Бернар, держа наготове пневматический пистолет, спрятался за дерево и воображал, что он на войне. Вот сейчас из-за дерева появится немец - смертельный,, извечный, наследственный враг французов! Бернар тут же задаст ему перцу. Он с увлечением нажал несколько раз спуск пистолета. Дробь застучала о сосновые пни: бах-бах-бах! Немцы падали, как колоды. Отец, наверное, был прав, говоря, что не надо быть к ним снисходительным… Все книги, которые читал Бернар, были полны описаний трусости и жестокости немцев, благородства и героизма французов. Как жаль, что Бернар был маленьким, когда немцы оккупировали Францию! Теперь-то уж нет возможности проявить всю ненависть и презрение, которые он к ним испытывал! Хоть бы на одну только минуточку встретить какого-нибудь немца! Бах! Бернар выстрелил в ближайшую сосну.

Доктор Оливье продолжал говорить. Бернар вышел из-за сосен и побежал по тропинке.

- А эти американцы? Тоже хороши. Навязывают нам восстановление вермахта1, когда почти весь кадровый состав офицеров и сержантов нашей армии перемалывается в Индокитае! Ты только посмотри, сколько американских солдат шатается даже в этих лесах! Создали себе в Ландах главный склад боеприпасов.
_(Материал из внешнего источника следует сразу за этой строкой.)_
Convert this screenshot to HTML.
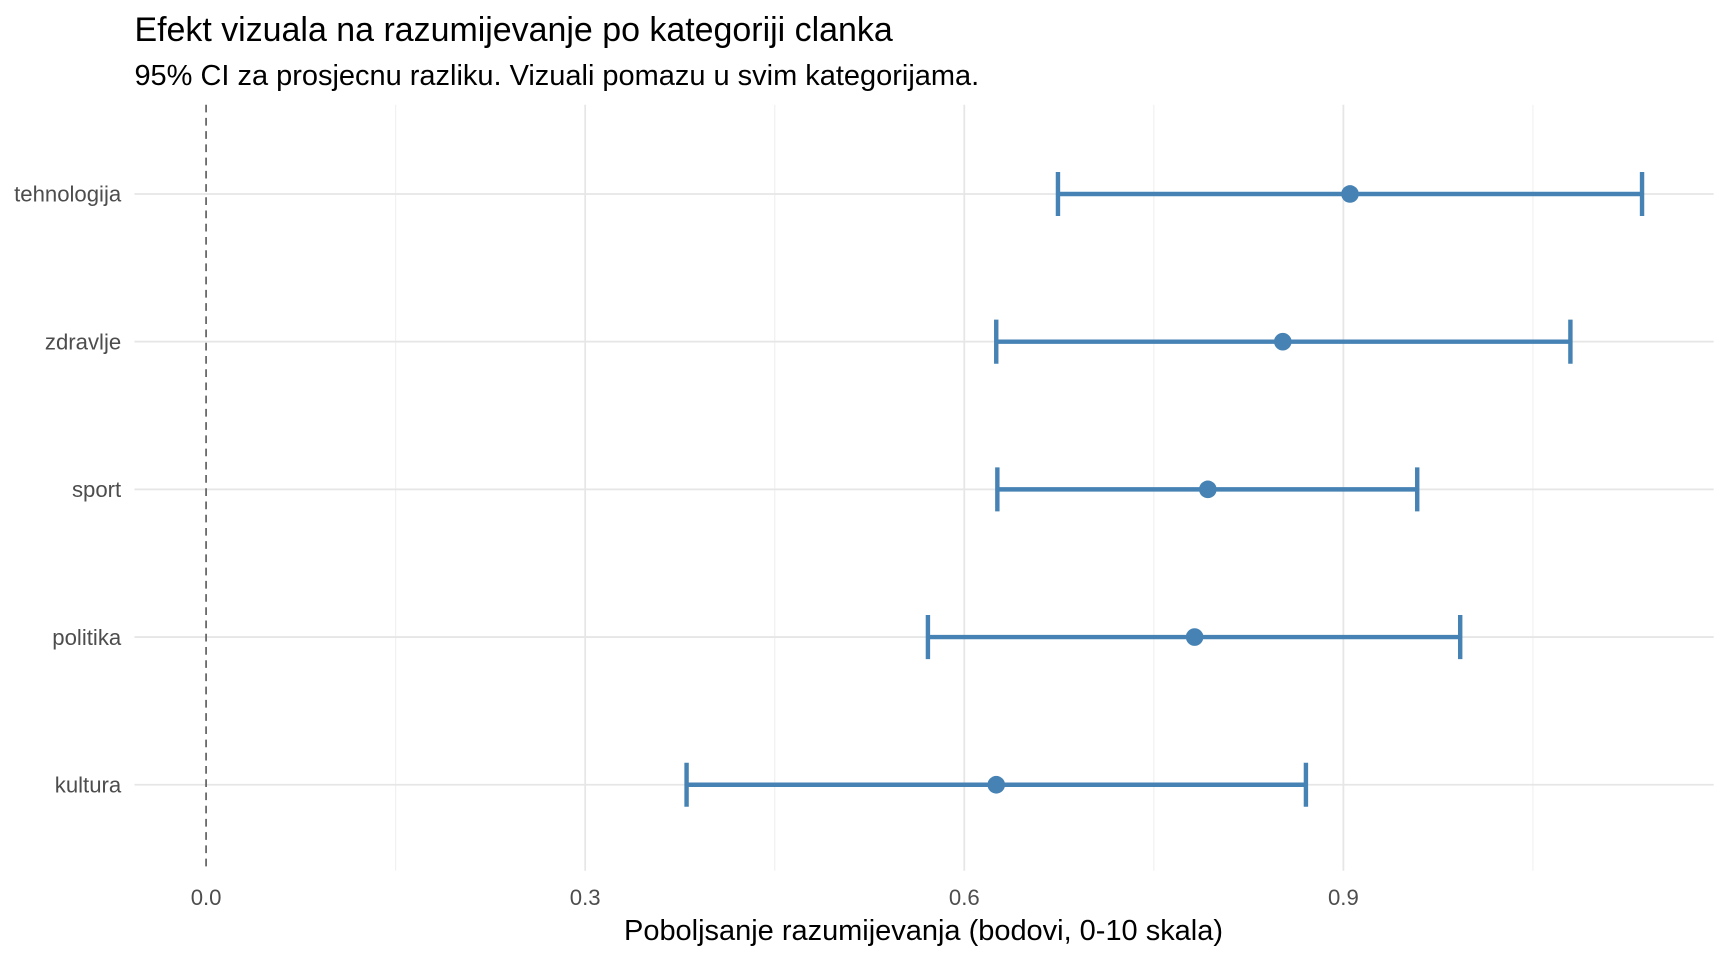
<!DOCTYPE html>
<html><head><style>html,body{margin:0;padding:0;background:#fff}svg{display:block}</style></head>
<body>
<svg width="1728" height="960" viewBox="0 0 1568 871" preserveAspectRatio="none" xmlns="http://www.w3.org/2000/svg" font-family="Liberation Sans, sans-serif">
<rect width="1568" height="871" fill="#fff"/>
<g stroke="#f0f0f0" stroke-width="1">
<line x1="359" y1="95" x2="359" y2="790"/><line x1="703" y1="95" x2="703" y2="790"/><line x1="1047" y1="95" x2="1047" y2="790"/><line x1="1391" y1="95" x2="1391" y2="790"/>
</g>
<g stroke="#e6e6e6" stroke-width="1.6">
<line x1="531" y1="95" x2="531" y2="790"/><line x1="875" y1="95" x2="875" y2="790"/><line x1="1219" y1="95" x2="1219" y2="790"/>
<line x1="122" y1="176" x2="1555" y2="176"/><line x1="122" y1="310" x2="1555" y2="310"/><line x1="122" y1="444" x2="1555" y2="444"/><line x1="122" y1="578" x2="1555" y2="578"/><line x1="122" y1="712" x2="1555" y2="712"/>
</g>
<line x1="187" y1="95" x2="187" y2="790" stroke="#666" stroke-width="1.6" stroke-dasharray="7,5"/>
<g stroke="#4682b4" stroke-width="4" fill="none">
<path d="M960 176H1490M960 156V196M1490 156V196"/>
<path d="M904 310H1425M904 290V330M1425 290V330"/>
<path d="M905 444H1286M905 424V464M1286 424V464"/>
<path d="M842 578H1325M842 558V598M1325 558V598"/>
<path d="M623 712H1185M623 692V732M1185 692V732"/>
</g>
<g fill="#4682b4">
<circle cx="1225" cy="176" r="8"/><circle cx="1164" cy="310" r="8"/><circle cx="1096" cy="444" r="8"/><circle cx="1084" cy="578" r="8"/><circle cx="904" cy="712" r="8"/>
</g>
<g fill="#4d4d4d" font-size="20.1" text-anchor="end">
<text x="110" y="183">tehnologija</text><text x="110" y="317">zdravlje</text><text x="110" y="451">sport</text><text x="110" y="585">politika</text><text x="110" y="719">kultura</text>
</g>
<g fill="#4d4d4d" font-size="20.1" text-anchor="middle">
<text x="187" y="821">0.0</text><text x="531" y="821">0.3</text><text x="875" y="821">0.6</text><text x="1219" y="821">0.9</text>
</g>
<text x="838" y="853" font-size="26.3" text-anchor="middle" fill="#000">Poboljsanje razumijevanja (bodovi, 0-10 skala)</text>
<text x="122" y="37" font-size="30.8" fill="#000">Efekt vizuala na razumijevanje po kategoriji clanka</text>
<text x="122" y="77" font-size="26.3" fill="#000">95% CI za prosjecnu razliku. Vizuali pomazu u svim kategorijama.</text>
</svg>
</body></html>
Вместо этого могли бы заменить нас во Вьетнаме. Мы ведём там войну не только ради своих интересов: из Вьетнама вывозится девяносто процентов всего каучука и пятьдесят процентов всего олова, потребляемых Америкой. [1 Вермахт - германские вооружённые силы.]

Бернар не слушал дальнейших рассуждений отца. Теперь он воображал себя солдатом французского экспедиционного корпуса, сражающимся во вьетнамских джунглях. Вокруг всё кишит вьетнамцами, а он с автоматом в руке неустрашимо пробивается вперёд сквозь тропическую чащу и укладывает врагов наповал. Бах-бах-бах! Именно такую картину видел

Бернар недавно на обложке иллюстрированного журнала «Тен-тен». Там красовались стойкие солдаты иностранного/легиона, которые гнали перед собой полчища туземцев. Бернар так увлёкся воображаемой битвой, что до конца прогулки ни разу не вспомнил о ночном походе.

Было ещё совсем темно, когда на следующее утро его разбудил крик совы. Из осторожности не зажигая света, он ощупью оделся и выскочил в окно.

Гастон стоял за оградой, держа руки в карманах и дрожа всем телом. Ночной холод пронизывал его до костей.

- Свитер надел?

- Надел.

- А пистолет взял?

- Ага!

Они побежали рысцой, чтобы разогреться. Мимизан-Пляж спал, тёмный и тихий. Не было слышно даже собачьего лая. Со стороны океана доносился мощный шум, переходящий временами в глухой рёв. Это большие водяные валы перекатывались по песчаным отмелям, нагромождённым отливом далеко от берега. Над лесом мерцали последние звёзды, едва видневшиеся сквозь облако жёлтой пыли, поднимавшейся из леса, словно дым. Рыжий месяц висел над океаном, бросая на его поверхность полосы света.